— begin Collected data —
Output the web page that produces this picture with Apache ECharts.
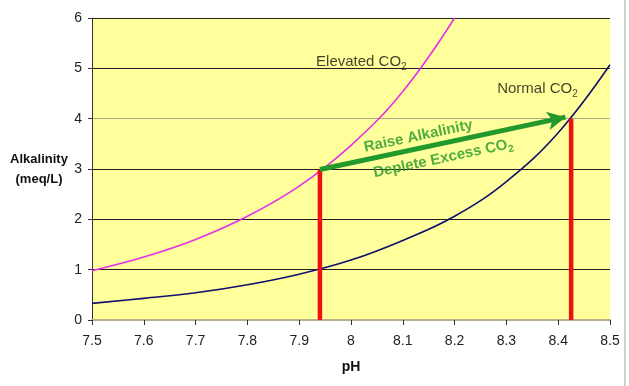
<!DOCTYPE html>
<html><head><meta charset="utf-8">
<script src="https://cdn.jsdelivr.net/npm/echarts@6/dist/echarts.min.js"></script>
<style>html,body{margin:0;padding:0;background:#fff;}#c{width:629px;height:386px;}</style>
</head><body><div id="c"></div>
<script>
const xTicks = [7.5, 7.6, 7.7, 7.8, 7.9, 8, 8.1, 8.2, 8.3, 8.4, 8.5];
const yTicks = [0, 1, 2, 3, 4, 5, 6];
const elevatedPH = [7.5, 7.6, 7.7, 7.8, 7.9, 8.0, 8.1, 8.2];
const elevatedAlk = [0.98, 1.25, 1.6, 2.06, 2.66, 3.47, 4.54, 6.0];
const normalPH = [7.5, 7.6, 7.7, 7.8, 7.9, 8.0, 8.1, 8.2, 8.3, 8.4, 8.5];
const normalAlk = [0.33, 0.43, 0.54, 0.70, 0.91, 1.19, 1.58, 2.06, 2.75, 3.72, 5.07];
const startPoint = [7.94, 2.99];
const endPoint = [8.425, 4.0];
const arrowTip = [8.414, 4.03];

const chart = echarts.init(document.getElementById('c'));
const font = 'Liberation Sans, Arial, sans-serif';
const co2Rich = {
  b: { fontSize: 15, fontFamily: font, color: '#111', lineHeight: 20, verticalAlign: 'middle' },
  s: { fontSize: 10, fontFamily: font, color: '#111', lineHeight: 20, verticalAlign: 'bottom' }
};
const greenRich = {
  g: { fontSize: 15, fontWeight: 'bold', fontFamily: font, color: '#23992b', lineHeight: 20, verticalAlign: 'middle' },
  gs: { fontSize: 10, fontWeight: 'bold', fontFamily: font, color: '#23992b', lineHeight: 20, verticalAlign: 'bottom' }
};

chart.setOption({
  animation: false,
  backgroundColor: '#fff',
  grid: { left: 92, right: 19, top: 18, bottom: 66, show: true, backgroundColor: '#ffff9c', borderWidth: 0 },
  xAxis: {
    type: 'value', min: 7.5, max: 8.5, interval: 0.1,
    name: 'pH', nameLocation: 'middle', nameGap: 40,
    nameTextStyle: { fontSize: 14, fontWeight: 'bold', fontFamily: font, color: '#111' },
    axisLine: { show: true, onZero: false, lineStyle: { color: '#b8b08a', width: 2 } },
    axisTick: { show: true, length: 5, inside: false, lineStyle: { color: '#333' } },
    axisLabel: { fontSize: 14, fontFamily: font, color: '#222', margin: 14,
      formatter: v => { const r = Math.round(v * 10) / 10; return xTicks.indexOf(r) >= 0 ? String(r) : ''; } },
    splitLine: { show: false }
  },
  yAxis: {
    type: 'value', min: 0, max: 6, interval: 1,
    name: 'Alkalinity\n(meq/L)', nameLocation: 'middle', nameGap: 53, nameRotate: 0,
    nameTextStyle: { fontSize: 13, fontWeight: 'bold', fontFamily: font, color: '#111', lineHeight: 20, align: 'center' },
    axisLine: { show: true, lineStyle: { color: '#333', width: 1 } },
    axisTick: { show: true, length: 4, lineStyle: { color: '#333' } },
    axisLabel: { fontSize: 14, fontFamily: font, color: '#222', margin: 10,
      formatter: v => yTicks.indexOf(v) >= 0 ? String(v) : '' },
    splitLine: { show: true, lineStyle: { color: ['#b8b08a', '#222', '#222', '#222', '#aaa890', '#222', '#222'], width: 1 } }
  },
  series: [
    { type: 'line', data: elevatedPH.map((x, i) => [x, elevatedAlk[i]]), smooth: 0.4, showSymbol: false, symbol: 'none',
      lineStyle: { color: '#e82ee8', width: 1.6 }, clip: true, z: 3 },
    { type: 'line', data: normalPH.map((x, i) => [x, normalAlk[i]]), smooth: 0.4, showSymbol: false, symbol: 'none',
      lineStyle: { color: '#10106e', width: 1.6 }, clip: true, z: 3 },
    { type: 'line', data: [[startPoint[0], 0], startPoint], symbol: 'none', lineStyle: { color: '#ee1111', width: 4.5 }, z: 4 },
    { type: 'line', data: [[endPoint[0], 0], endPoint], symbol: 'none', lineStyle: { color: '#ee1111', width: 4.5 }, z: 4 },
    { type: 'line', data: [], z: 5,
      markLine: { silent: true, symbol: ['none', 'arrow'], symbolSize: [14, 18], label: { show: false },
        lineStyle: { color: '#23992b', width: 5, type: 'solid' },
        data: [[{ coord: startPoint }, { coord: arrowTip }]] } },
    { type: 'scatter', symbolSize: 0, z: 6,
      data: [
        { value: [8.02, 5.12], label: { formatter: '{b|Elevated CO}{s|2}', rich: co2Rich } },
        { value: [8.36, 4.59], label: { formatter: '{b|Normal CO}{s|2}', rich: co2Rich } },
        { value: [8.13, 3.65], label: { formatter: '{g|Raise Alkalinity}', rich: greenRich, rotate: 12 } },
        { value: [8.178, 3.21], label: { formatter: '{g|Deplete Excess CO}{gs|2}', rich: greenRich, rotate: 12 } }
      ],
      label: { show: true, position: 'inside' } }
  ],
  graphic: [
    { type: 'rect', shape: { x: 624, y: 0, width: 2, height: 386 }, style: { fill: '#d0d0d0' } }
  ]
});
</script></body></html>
— end Collected data —
## What the exercise asks
Transcribe the full listing above exactly, with the images removed.

## Answer to this problem
Output the web page that produces this picture with Apache ECharts.
<!DOCTYPE html>
<html><head><meta charset="utf-8">
<script src="https://cdn.jsdelivr.net/npm/echarts@6/dist/echarts.min.js"></script>
<style>html,body{margin:0;padding:0;background:#fff;}#c{width:629px;height:386px;}</style>
</head><body><div id="c"></div>
<script>
const xTicks = [7.5, 7.6, 7.7, 7.8, 7.9, 8, 8.1, 8.2, 8.3, 8.4, 8.5];
const yTicks = [0, 1, 2, 3, 4, 5, 6];
const elevatedPH = [7.5, 7.6, 7.7, 7.8, 7.9, 8.0, 8.1, 8.2];
const elevatedAlk = [0.98, 1.25, 1.6, 2.06, 2.66, 3.47, 4.54, 6.0];
const normalPH = [7.5, 7.6, 7.7, 7.8, 7.9, 8.0, 8.1, 8.2, 8.3, 8.4, 8.5];
const normalAlk = [0.33, 0.43, 0.54, 0.70, 0.91, 1.19, 1.58, 2.06, 2.75, 3.72, 5.07];
const startPoint = [7.94, 2.99];
const endPoint = [8.425, 4.0];
const arrowTip = [8.414, 4.03];

const chart = echarts.init(document.getElementById('c'));
const font = 'Liberation Sans, Arial, sans-serif';
const co2Rich = {
  b: { fontSize: 15, fontFamily: font, color: '#111', lineHeight: 20, verticalAlign: 'middle' },
  s: { fontSize: 10, fontFamily: font, color: '#111', lineHeight: 20, verticalAlign: 'bottom' }
};
const greenRich = {
  g: { fontSize: 15, fontWeight: 'bold', fontFamily: font, color: '#23992b', lineHeight: 20, verticalAlign: 'middle' },
  gs: { fontSize: 10, fontWeight: 'bold', fontFamily: font, color: '#23992b', lineHeight: 20, verticalAlign: 'bottom' }
};

chart.setOption({
  animation: false,
  backgroundColor: '#fff',
  grid: { left: 92, right: 19, top: 18, bottom: 66, show: true, backgroundColor: '#ffff9c', borderWidth: 0 },
  xAxis: {
    type: 'value', min: 7.5, max: 8.5, interval: 0.1,
    name: 'pH', nameLocation: 'middle', nameGap: 40,
    nameTextStyle: { fontSize: 14, fontWeight: 'bold', fontFamily: font, color: '#111' },
    axisLine: { show: true, onZero: false, lineStyle: { color: '#b8b08a', width: 2 } },
    axisTick: { show: true, length: 5, inside: false, lineStyle: { color: '#333' } },
    axisLabel: { fontSize: 14, fontFamily: font, color: '#222', margin: 14,
      formatter: v => { const r = Math.round(v * 10) / 10; return xTicks.indexOf(r) >= 0 ? String(r) : ''; } },
    splitLine: { show: false }
  },
  yAxis: {
    type: 'value', min: 0, max: 6, interval: 1,
    name: 'Alkalinity\n(meq/L)', nameLocation: 'middle', nameGap: 53, nameRotate: 0,
    nameTextStyle: { fontSize: 13, fontWeight: 'bold', fontFamily: font, color: '#111', lineHeight: 20, align: 'center' },
    axisLine: { show: true, lineStyle: { color: '#333', width: 1 } },
    axisTick: { show: true, length: 4, lineStyle: { color: '#333' } },
    axisLabel: { fontSize: 14, fontFamily: font, color: '#222', margin: 10,
      formatter: v => yTicks.indexOf(v) >= 0 ? String(v) : '' },
    splitLine: { show: true, lineStyle: { color: ['#b8b08a', '#222', '#222', '#222', '#aaa890', '#222', '#222'], width: 1 } }
  },
  series: [
    { type: 'line', data: elevatedPH.map((x, i) => [x, elevatedAlk[i]]), smooth: 0.4, showSymbol: false, symbol: 'none',
      lineStyle: { color: '#e82ee8', width: 1.6 }, clip: true, z: 3 },
    { type: 'line', data: normalPH.map((x, i) => [x, normalAlk[i]]), smooth: 0.4, showSymbol: false, symbol: 'none',
      lineStyle: { color: '#10106e', width: 1.6 }, clip: true, z: 3 },
    { type: 'line', data: [[startPoint[0], 0], startPoint], symbol: 'none', lineStyle: { color: '#ee1111', width: 4.5 }, z: 4 },
    { type: 'line', data: [[endPoint[0], 0], endPoint], symbol: 'none', lineStyle: { color: '#ee1111', width: 4.5 }, z: 4 },
    { type: 'line', data: [], z: 5,
      markLine: { silent: true, symbol: ['none', 'arrow'], symbolSize: [14, 18], label: { show: false },
        lineStyle: { color: '#23992b', width: 5, type: 'solid' },
        data: [[{ coord: startPoint }, { coord: arrowTip }]] } },
    { type: 'scatter', symbolSize: 0, z: 6,
      data: [
        { value: [8.02, 5.12], label: { formatter: '{b|Elevated CO}{s|2}', rich: co2Rich } },
        { value: [8.36, 4.59], label: { formatter: '{b|Normal CO}{s|2}', rich: co2Rich } },
        { value: [8.13, 3.65], label: { formatter: '{g|Raise Alkalinity}', rich: greenRich, rotate: 12 } },
        { value: [8.178, 3.21], label: { formatter: '{g|Deplete Excess CO}{gs|2}', rich: greenRich, rotate: 12 } }
      ],
      label: { show: true, position: 'inside' } }
  ],
  graphic: [
    { type: 'rect', shape: { x: 624, y: 0, width: 2, height: 386 }, style: { fill: '#d0d0d0' } }
  ]
});
</script></body></html>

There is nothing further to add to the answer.